Cenju is thus composed of 64 processors. These are divided into 8
"clusters". Processors in a cluster are connected by a bus which is
connected via a multi-stage network. Each processor is built around a 20MHz
Motorola MC68020 CPU which has 4MB of dual ported local memory connected by
a local memory bus. The cluster bus only needs to be accessed when
communicating with other processors. The design allows up to 256 processors.
Since floating point computation is a fundamental part of circuit
simulation, Nakata decided to use fast Weitek WTL1167 chips instead of the
Motorola MC68882 chips that are most commonly used with MC68000 systems. An
MC68882 is on the board and is used for math functions such as sin, cos,
exp, etc.,, but floating point addition, subtraction, multiplication, and
division are done through calls to the Weitek chip. Other details of the
hardware organization can be found in the paper [4].
Nakata is a computer architect, not a numerical analyst or a circuit
designer. In developing Cenju he collaborated heavily with Norio Tanabe who
has been doing circuit simulation for many years, and is in NEC's VLSI CAD
Engineering Division. Some of the aspects of the algorithm were done in
collaboration with other scientists in NEC's Computer and Communication
Systems Research Division, and Scientific Information System Development Ltd
(a subsidiary). For complete addresses, see references [3] and [4].
Nakata has tested the running system on two circuits, one with about
1700 transistors, and another with about 7000. Both are part of the control
circuitry for DRAMs. Speedups were initially reported as 15 for the small
circuit and 16 for the larger. The system designer enters the circuit. With
respect to domain decomposition, Nakata and Tanabe feel that it is best to
take advantage of hierarchical design used by the designers. When that
cannot be done, a domain processor should be available to automatically
generate the subcircuits, although for these examples they utilized the
designers hierarchical design, 64 subcircuits for the first and 191 for the
second. When there are more subcircuits than processors there is quite a bit
of extra overhead and Nakata feels that this accounted for some degradation
in performance; the matrix problem to be solved for the interconnection
matrix is larger and the matrix has about 20% nonzero elements. Its solution
is done serially with respect to the other phases of the calculation.

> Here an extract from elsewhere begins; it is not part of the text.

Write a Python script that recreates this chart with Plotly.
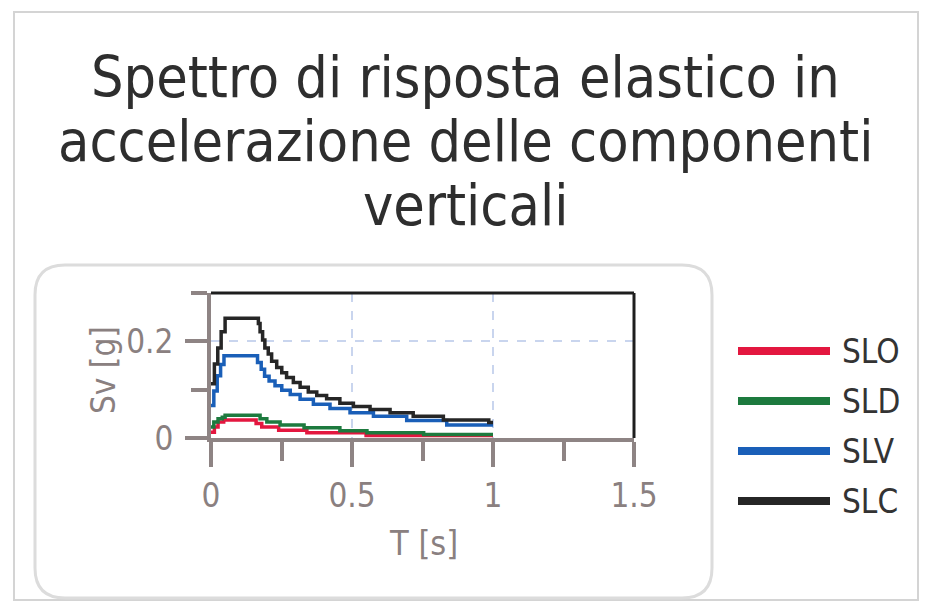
import plotly.graph_objects as go

# ---- data ----
series_names = ["SLO", "SLD", "SLV", "SLC"]
series_colors = ["#e3173f", "#1d7a3e", "#1a5fb8", "#262626"]

T_slo = [0.0, 0.012, 0.025, 0.045, 0.16, 0.18, 0.24, 0.34, 0.55, 1.0]
Sv_slo = [0.012, 0.023, 0.033, 0.037, 0.030, 0.023, 0.016, 0.011, 0.005, 0.005]

T_sld = [0.0, 0.01, 0.025, 0.04, 0.05, 0.174, 0.198, 0.245, 0.33, 0.457, 0.553, 0.754, 1.0]
Sv_sld = [0.023, 0.033, 0.040, 0.043, 0.047, 0.040, 0.033, 0.027, 0.021, 0.015, 0.011, 0.007, 0.007]

T_slv = [0.0, 0.01, 0.022, 0.034, 0.046, 0.165, 0.178, 0.19, 0.206, 0.227, 0.251,
         0.281, 0.316, 0.363, 0.422, 0.493, 0.576, 0.694, 0.836, 1.0]
Sv_slv = [0.067, 0.097, 0.129, 0.152, 0.170, 0.156, 0.142, 0.128, 0.118, 0.108, 0.099,
          0.090, 0.080, 0.070, 0.061, 0.052, 0.045, 0.036, 0.027, 0.027]

T_slc = [0.0, 0.012, 0.024, 0.036, 0.05, 0.156, 0.168, 0.174, 0.183, 0.191, 0.203, 0.215,
         0.233, 0.251, 0.268, 0.292, 0.316, 0.345, 0.375, 0.41, 0.457, 0.505, 0.564,
         0.635, 0.717, 0.824, 0.985, 1.0]
Sv_slc = [0.112, 0.153, 0.186, 0.220, 0.248, 0.248, 0.237, 0.220, 0.203, 0.186, 0.174, 0.159,
          0.146, 0.135, 0.125, 0.115, 0.105, 0.095, 0.088, 0.081, 0.072, 0.065, 0.059,
          0.052, 0.045, 0.037, 0.032, 0.032]

x_tickvals = [0, 0.5, 1, 1.5]
x_ticktext = ["0", "0.5", "1", "1.5"]
y_tickvals = [0, 0.2]
y_ticktext = ["0", "0.2"]

title_lines = ["Spettro di risposta elastico in", "accelerazione delle componenti", "verticali"]
x_title = "T [s]"
y_title = "Sv [g]"

# ---- layout geometry (pixels) ----
W, H = 930, 607
PL, PR, PT, PB = 211, 634, 293, 438   # plot area box


def px(x):
    return (x - PL) / (PR - PL)


def py(y):
    return (PB - y) / (PB - PT)


FONT = "DejaVu Sans Condensed, DejaVu Sans, sans-serif"
AXIS_GRAY = "#8e8484"
TXT_GRAY = "#8a8080"

fig = go.Figure()
data = [(T_slo, Sv_slo), (T_sld, Sv_sld), (T_slv, Sv_slv), (T_slc, Sv_slc)]
for (t, s), name, col in zip(data, series_names, series_colors):
    fig.add_trace(go.Scatter(x=t, y=s, mode="lines", name=name,
                             line=dict(color=col, width=3.5, shape="hv"),
                             showlegend=False))

shapes = []
# outer scan frame
shapes.append(dict(type="rect", xref="paper", yref="paper",
                   x0=px(14), x1=px(918), y0=py(600), y1=py(12),
                   line=dict(color="#d4d4d4", width=2), layer="below"))
# rounded panel around the chart
x0, x1, y0, y1, r = 35, 712, 265, 598, 30
path = (f"M {px(x0 + r)},{py(y0)} L {px(x1 - r)},{py(y0)} "
        f"Q {px(x1)},{py(y0)} {px(x1)},{py(y0 + r)} L {px(x1)},{py(y1 - r)} "
        f"Q {px(x1)},{py(y1)} {px(x1 - r)},{py(y1)} L {px(x0 + r)},{py(y1)} "
        f"Q {px(x0)},{py(y1)} {px(x0)},{py(y1 - r)} L {px(x0)},{py(y0 + r)} "
        f"Q {px(x0)},{py(y0)} {px(x0 + r)},{py(y0)} Z")
shapes.append(dict(type="path", xref="paper", yref="paper", path=path,
                   line=dict(color="#dcdcdc", width=3), layer="below"))
# top and right frame of the plot area (black)
shapes.append(dict(type="line", xref="paper", yref="paper", x0=0, x1=1, y0=1, y1=1,
                   line=dict(color="#1e1e1e", width=3)))
shapes.append(dict(type="line", xref="paper", yref="paper", x0=1, x1=1, y0=0, y1=1,
                   line=dict(color="#1e1e1e", width=3)))

annotations = []
# title, one annotation per line
for line, yc in zip(title_lines, [77, 141, 205]):
    annotations.append(dict(xref="paper", yref="paper", x=px(W / 2), y=py(yc),
                            text=line, showarrow=False, xanchor="center", yanchor="middle",
                            font=dict(family=FONT, size=57, color="#2e2e2e")))
# legend drawn manually (long thick swatches)
leg_y = [351, 401, 451, 501]
for name, col, yy in zip(series_names, series_colors, leg_y):
    shapes.append(dict(type="line", xref="paper", yref="paper",
                       x0=px(738), x1=px(830), y0=py(yy), y1=py(yy),
                       line=dict(color=col, width=8)))
    annotations.append(dict(xref="paper", yref="paper", x=px(840), y=py(yy),
                            text=name, showarrow=False, xanchor="left", yanchor="middle",
                            font=dict(family=FONT, size=33, color="#333333")))
# axis titles
annotations.append(dict(xref="paper", yref="paper", x=px(423), y=py(543), text=x_title,
                        showarrow=False, xanchor="center", yanchor="middle",
                        font=dict(family=FONT, size=34, color=TXT_GRAY)))
annotations.append(dict(xref="paper", yref="paper", x=px(103), y=py(370), text=y_title,
                        showarrow=False, xanchor="center", yanchor="middle", textangle=-90,
                        font=dict(family=FONT, size=33, color=TXT_GRAY)))

fig.update_layout(
    width=W, height=H,
    margin=dict(l=PL, r=W - PR, t=PT, b=H - PB, pad=0),
    paper_bgcolor="white", plot_bgcolor="white",
    shapes=shapes, annotations=annotations,
    xaxis=dict(range=[0, 1.5], tickvals=x_tickvals, ticktext=x_ticktext,
               ticks="outside", ticklen=25, tickwidth=4, tickcolor=AXIS_GRAY,
               showline=True, linecolor=AXIS_GRAY, linewidth=4,
               showgrid=True, gridcolor="#c9d5ee", griddash="dash", gridwidth=1.5,
               zeroline=False, ticklabelstandoff=0,
               minor=dict(dtick=0.25, tick0=0, ticks="outside", ticklen=19,
                          tickwidth=4, tickcolor=AXIS_GRAY, showgrid=False),
               tickfont=dict(family=FONT, size=33, color=TXT_GRAY)),
    yaxis=dict(range=[0, 0.3], tickvals=y_tickvals, ticktext=y_ticktext,
               ticks="outside", ticklen=22, tickwidth=4, tickcolor=AXIS_GRAY,
               showline=True, linecolor=AXIS_GRAY, linewidth=4,
               showgrid=True, gridcolor="#c9d5ee", griddash="dash", gridwidth=1.5,
               zeroline=False, ticklabelstandoff=5,
               minor=dict(dtick=0.1, tick0=0, ticks="outside", ticklen=16,
                          tickwidth=4, tickcolor=AXIS_GRAY, showgrid=False),
               tickfont=dict(family=FONT, size=33, color=TXT_GRAY)),
)

fig.write_html("out.html", config={"displayModeBar": False},
               post_script="document.body.style.margin='0';")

Nakata feels that additional improvements would occur if the domain
decomposer was more sophisticated and produced fewer subcircuits as this
would directly reduce the size of the matrix. He has also made some initial
efforts to parallelize solving the matrix problem, and work in this
direction has improved the speedup for the large problem to over 20. Nakata
has not done as much work on solving the matrix problem as Fukui at Toshiba
(below), because most of the original sparse matrix solution has been
parallelized in the subcircuit processors; what is left is the sparse matrix
solution for the interconnection points. However, he feels that by
utilizing better domain decomposition he can substantially increase the
speedup.
Nakata originally built Cenju as a special purpose computer, but now
is studying the possibilities of using it for other applications. Nakata
notes that inter-cluster read access is very slow due to overhead in bus-
error interrupt handling, and timeout control. He dealt with this in circuit
simulation by utilizing, whenever possible, algorithms in which the producer
of data writes that data to its consumer.
TOSHIBA'S APPROACH.
One of the early applications of direct methods for the solution
of sparse linear systems was in the solution of problems from circuit
simulation. In particular, this was the main reason for the interest in
sparse matrix research of scientists from the Mathematical Sciences
Department at IBM Yorktown Heights. This group, which included Bob Brayton,
Gary Hachtel, Fred Gustavson, Werner Liniger, and Ralph Willoughby conducted
much fundamental research into sparse matrix techniques in the late 60s and
early 70s. In 1970, Gustavson et. al., published a paper [6] describing the
use of a code-generation approach, which they termed GNSO (GeNerate and
SOlve), to the solution of sparse equations. The idea of the code-
generation approach is to perform a factorization of the sparse matrix using
Gaussian elimination and to record each arithmetic operation involved in a
linear (loop-free) set of statements. This could be Fortran, assembler code,
or in a compressed coded format (interpretative code approach). The initial
elimination might be a regular factorization or a symbolic one, depending on
sparsity alone and not on the numerical values. As mentioned above in the
circuit context (and in many other application areas) during the Newton
iteration it is required to solve several systems with a coefficient matrix
of the same structure and so this list of operations can be used for these
subsequent factorizations. In the Toshiba experiments, sometimes about 900
iterations with a Jacobian matrix of the same structure were required so, in
common with most other experiments using this scheme, the initial cost of
generating the loop free code is not reported.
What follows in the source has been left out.